Victims of domestic violence are a very heterogeneous population whose primary commonality is that they are being abused by someone with whom they are, or have been, intimate. They do not fit into any specific age cohort, racial group or personality profile. Being poor or being on welfare does not make a person more prone to be a victim of domestic violence. Consequently, just as with victims of other trauma (e.g., car accidents, floods, muggings), there is no particular type of person who is battered.

Were victims of domestic violence abused as children? Do they seek out violent partners and see violence as normal? If they get out of this relationship, won’t they just get into another violent one?

Just as some people looked to personality or demographic characteristics of the victim to explain their victimization, it has been suggested that domestic violence victims have been victims of childhood abuse and/or of previous violent relationships, and that somehow this previous victimization contributed to their current situation. Yet there is no evidence that previous victimization either as adults or as children results in women seeking out or causing current victimization. Some victims of domestic violence have been victimized in the past and some have not.

I don’t think victims ever accept help anyway, so what’s the point of bringing the matter up?

Some of the victim’s behaviors, e.g., her lack of confidence of her own abilities, her fear of the perpetrator, can be understood in light of the control the perpetrator has managed to enforce through isolating the victim. Without outside contact and information, it becomes more difficult for the victim to avoid the perpetrator’s psychological control. Some victims come to believe the perpetrator when they are told that if they leave, they will not be able to survive alone; others resist such distortions.

Even when the victim maintains contact with friends or extended family, often those relationships are mediated through the perpetrator’s control and the victim does not experience the support and advocacy needed. The perpetrator may interrogate the victim about every detail of interactions with other people and repeatedly make negative remarks about these interactions. Positive feedback or support from these relationships is often undermined by the perpetrator’s intrusions on them.

Why don’t victims of domestic violence just leave?

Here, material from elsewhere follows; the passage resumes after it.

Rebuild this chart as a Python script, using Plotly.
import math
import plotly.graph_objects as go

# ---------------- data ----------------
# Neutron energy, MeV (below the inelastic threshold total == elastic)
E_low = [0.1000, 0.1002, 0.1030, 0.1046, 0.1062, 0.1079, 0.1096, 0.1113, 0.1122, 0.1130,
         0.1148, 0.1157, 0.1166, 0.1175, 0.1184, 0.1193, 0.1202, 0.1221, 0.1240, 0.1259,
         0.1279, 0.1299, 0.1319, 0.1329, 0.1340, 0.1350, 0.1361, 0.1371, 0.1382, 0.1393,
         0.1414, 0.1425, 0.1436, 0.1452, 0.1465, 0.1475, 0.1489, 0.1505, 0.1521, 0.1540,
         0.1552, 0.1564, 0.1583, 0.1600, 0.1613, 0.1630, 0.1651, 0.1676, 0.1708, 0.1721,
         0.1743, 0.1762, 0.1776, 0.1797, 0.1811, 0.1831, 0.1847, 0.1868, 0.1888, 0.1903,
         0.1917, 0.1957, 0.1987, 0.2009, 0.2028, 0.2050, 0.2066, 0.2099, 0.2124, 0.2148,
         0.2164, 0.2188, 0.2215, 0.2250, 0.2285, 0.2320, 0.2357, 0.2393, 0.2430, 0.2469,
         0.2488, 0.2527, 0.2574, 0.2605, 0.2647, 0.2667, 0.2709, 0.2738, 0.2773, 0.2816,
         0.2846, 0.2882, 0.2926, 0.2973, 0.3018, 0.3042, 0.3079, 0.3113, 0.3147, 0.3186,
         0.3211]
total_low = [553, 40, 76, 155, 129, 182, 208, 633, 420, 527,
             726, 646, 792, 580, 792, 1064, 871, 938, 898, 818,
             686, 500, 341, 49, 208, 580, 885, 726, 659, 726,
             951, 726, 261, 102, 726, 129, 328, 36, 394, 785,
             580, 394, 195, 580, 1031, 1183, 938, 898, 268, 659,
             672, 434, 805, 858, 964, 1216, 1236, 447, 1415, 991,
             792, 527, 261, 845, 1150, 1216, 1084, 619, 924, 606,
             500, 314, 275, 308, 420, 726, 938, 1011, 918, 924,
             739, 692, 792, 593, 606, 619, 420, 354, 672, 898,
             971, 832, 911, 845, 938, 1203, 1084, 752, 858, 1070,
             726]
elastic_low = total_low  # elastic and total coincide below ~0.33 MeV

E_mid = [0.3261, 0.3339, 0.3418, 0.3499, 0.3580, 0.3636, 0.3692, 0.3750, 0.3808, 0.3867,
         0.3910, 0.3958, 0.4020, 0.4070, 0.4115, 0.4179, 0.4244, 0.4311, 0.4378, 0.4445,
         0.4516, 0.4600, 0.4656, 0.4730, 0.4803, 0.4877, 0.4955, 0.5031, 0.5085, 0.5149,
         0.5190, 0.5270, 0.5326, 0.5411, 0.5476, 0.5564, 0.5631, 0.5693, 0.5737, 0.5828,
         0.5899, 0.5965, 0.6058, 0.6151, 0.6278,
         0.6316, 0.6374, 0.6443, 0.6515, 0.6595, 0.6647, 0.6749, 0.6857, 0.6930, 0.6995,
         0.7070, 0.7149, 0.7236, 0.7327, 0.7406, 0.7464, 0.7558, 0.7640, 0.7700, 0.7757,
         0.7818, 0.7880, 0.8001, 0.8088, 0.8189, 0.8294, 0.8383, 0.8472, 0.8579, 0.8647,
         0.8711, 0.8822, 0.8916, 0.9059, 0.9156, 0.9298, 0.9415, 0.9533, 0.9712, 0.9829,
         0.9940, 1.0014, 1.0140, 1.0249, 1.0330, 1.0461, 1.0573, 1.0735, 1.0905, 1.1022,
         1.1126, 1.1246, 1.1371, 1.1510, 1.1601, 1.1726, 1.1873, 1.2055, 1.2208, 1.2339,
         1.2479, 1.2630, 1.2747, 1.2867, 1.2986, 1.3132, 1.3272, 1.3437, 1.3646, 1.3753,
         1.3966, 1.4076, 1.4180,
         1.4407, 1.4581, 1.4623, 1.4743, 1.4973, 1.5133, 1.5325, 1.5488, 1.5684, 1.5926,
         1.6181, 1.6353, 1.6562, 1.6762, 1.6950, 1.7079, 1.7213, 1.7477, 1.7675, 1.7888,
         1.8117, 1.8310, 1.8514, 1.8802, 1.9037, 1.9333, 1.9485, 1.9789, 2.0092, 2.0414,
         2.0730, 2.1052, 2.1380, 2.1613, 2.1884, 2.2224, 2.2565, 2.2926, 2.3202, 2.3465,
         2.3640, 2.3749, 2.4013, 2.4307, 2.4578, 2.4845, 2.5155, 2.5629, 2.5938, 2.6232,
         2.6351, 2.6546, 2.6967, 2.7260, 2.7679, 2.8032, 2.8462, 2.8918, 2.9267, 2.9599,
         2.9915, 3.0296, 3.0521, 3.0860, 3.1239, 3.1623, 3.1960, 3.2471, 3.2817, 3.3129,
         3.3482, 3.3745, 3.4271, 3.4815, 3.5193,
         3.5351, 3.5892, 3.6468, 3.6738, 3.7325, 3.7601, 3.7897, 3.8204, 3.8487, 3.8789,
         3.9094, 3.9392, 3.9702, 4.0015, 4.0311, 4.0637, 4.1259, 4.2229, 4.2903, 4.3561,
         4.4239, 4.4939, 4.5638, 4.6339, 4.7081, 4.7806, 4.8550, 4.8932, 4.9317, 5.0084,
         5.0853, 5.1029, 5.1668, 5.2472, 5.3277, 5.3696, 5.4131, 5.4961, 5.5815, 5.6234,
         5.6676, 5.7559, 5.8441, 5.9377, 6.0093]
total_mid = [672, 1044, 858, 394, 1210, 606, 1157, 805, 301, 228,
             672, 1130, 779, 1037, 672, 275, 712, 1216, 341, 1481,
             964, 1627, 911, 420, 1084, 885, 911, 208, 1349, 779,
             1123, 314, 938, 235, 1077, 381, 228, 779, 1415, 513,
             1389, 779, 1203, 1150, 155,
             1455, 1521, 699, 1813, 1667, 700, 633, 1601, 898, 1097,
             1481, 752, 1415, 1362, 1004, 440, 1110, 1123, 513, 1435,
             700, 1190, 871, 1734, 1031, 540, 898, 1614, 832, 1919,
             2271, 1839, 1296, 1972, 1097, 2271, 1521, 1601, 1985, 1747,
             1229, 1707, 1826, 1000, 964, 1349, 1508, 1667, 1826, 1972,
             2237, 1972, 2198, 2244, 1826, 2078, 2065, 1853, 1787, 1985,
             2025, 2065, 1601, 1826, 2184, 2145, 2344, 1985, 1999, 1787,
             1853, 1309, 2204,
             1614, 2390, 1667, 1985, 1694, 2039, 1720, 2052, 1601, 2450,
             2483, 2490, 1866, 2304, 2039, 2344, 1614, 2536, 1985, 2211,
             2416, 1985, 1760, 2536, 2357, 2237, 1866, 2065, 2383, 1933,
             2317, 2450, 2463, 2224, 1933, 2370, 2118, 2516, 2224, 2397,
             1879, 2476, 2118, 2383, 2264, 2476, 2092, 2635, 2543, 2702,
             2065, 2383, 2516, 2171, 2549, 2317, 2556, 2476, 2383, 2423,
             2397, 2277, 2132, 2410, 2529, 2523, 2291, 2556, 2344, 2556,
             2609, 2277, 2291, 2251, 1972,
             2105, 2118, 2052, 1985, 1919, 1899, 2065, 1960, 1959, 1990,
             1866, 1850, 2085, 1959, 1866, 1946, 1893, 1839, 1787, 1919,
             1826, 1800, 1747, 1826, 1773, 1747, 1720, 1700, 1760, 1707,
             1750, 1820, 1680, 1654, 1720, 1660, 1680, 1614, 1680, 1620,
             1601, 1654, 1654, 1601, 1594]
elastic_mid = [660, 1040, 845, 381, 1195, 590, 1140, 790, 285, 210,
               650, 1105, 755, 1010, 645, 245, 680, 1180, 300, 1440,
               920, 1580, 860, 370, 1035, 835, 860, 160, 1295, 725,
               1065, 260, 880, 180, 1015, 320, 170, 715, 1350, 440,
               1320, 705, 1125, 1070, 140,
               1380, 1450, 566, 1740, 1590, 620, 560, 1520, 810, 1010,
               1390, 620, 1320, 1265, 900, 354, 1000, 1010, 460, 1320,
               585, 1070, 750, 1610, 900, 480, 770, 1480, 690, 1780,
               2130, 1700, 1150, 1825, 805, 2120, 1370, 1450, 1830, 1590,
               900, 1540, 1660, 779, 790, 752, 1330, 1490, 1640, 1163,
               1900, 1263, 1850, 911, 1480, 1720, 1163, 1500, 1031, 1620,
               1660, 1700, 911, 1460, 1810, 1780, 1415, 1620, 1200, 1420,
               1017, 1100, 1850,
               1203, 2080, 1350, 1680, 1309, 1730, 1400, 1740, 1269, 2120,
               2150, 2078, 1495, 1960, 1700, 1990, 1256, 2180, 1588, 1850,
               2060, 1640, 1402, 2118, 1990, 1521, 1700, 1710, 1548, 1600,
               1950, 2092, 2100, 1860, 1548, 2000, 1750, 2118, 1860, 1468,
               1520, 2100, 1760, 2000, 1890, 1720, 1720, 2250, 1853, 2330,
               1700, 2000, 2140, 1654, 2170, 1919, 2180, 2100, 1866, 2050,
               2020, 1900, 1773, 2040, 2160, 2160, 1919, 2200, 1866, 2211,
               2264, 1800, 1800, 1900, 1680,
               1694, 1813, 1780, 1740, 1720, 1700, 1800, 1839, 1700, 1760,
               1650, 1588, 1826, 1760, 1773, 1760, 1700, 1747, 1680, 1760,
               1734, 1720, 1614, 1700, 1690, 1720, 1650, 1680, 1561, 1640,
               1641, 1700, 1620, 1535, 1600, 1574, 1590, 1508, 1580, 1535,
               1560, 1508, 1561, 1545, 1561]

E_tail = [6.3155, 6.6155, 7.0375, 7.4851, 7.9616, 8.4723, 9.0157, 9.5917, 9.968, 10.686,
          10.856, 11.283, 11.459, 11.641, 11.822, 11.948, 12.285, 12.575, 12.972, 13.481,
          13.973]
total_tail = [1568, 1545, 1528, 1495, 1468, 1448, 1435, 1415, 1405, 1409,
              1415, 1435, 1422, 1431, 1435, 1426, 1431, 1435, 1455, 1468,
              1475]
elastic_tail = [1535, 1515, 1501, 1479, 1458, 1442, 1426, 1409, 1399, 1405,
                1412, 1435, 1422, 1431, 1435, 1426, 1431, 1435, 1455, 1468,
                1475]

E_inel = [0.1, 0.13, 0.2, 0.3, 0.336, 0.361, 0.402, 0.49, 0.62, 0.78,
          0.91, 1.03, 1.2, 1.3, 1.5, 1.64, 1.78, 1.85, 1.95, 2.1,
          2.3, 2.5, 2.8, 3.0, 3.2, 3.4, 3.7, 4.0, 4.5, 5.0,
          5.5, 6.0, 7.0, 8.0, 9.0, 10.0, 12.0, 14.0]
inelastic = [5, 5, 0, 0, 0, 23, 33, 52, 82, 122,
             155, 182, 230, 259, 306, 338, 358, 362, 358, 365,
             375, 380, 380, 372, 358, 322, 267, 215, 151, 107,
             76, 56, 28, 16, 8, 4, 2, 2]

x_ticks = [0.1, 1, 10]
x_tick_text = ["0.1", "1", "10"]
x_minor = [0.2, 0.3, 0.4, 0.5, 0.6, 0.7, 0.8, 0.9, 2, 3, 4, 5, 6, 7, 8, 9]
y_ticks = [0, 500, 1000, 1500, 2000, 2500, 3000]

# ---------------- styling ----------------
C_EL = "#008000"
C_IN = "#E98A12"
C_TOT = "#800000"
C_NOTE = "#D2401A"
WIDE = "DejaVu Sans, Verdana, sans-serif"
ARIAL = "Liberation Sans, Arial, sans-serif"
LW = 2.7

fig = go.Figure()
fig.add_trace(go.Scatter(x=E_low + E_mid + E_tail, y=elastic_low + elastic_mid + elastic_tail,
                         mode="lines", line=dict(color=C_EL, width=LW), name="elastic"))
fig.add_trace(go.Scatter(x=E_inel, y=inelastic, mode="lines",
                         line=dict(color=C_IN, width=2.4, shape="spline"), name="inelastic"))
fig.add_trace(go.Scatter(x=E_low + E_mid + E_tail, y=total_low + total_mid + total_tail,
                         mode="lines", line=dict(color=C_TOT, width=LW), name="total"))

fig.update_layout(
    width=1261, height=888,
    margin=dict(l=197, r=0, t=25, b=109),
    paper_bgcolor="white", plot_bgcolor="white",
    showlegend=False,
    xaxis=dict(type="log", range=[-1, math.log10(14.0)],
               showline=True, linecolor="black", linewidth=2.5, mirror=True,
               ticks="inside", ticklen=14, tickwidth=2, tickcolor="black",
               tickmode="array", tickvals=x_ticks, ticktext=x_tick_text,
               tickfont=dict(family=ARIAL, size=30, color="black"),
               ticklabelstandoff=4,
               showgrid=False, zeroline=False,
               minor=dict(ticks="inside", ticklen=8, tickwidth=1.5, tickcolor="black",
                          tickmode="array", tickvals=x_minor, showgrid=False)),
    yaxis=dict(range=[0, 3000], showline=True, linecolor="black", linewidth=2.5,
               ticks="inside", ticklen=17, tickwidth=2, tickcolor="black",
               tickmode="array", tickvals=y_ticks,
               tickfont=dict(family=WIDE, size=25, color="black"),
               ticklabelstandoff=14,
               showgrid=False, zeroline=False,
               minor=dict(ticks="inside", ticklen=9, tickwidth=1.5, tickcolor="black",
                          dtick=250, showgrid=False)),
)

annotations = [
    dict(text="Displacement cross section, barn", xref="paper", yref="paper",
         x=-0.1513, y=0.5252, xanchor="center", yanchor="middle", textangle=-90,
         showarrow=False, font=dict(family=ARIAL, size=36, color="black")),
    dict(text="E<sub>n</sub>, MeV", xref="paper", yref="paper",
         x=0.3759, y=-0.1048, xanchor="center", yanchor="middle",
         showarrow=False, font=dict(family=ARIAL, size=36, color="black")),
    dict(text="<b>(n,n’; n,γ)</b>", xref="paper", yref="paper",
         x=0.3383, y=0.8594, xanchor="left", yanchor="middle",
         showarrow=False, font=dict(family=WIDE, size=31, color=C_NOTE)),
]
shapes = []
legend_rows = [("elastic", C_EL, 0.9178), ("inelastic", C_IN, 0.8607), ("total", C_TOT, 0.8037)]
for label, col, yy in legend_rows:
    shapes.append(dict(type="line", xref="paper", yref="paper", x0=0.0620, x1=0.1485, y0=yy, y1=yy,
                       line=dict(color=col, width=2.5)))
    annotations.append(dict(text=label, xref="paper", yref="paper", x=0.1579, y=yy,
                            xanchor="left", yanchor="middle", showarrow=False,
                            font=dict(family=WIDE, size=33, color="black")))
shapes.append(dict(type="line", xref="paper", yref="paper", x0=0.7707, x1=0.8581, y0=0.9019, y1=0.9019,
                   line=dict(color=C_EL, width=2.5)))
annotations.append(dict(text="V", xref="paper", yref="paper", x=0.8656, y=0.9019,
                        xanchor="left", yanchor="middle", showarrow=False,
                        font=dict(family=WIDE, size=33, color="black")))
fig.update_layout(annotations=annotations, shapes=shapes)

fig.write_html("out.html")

Many victims do not stay and many others come and go. The primary reason given by victims for staying with their abusers is fear of violence and the lack of real options to be safe with their children. This fear of violence is realistic. Research shows that domestic violence tends to escalate when victims leave their relationship. Some perpetrators repeatedly threaten to kill or seriously injure their victims should they attempt to leave the relationship. The victim may have already attempted to leave in the past, only to be tracked down by the perpetrator and seriously injured. Most perpetrators do not let victims simply leave relationships.